Question

A heavy sphere of mass $m$ is suspended by string of length $l$. The sphere is made to revolve about a vertical line passing through the point of suspension in a horizontal circle such that the string always remains inclined to the vertical at an angle $\theta$. What is its period of revolution?

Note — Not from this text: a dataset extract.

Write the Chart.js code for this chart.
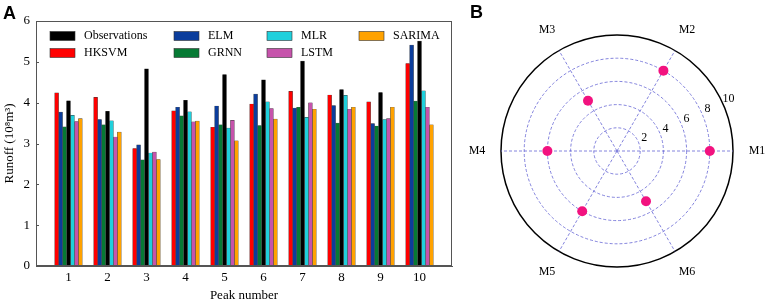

• A. $T=2 \pi \sqrt{\frac{l}{g}}$
• B. $T=2 \pi \sqrt{\frac{l \cos \theta}{g}}$
• C. $T=2 \pi \sqrt{\frac{l \sin \theta}{g}}$
• D. $T=2 \pi \sqrt{\frac{l \tan \theta}{g}}$

Answer 1

Answer: (B)

Resolving tension $T$ in string into two rectangular components, we get
$T \cos \theta =m g $
and $T \sin \theta =m r \omega^{2}$
So, $\frac{T \sin \theta}{T \cos \theta}=\tan \theta=\frac{r \omega^{2}}{g}$
or $g \tan \theta=r \omega^{2}=r \times 4 \pi^{2} / T^{2}$
or $T=2 \pi \sqrt{\frac{r}{g \tan \theta}}$
$=2 \pi \sqrt{\frac{l \sin \theta}{g \tan \theta}}$
$=2 \pi \sqrt{\frac{l \cos \theta}{g}}$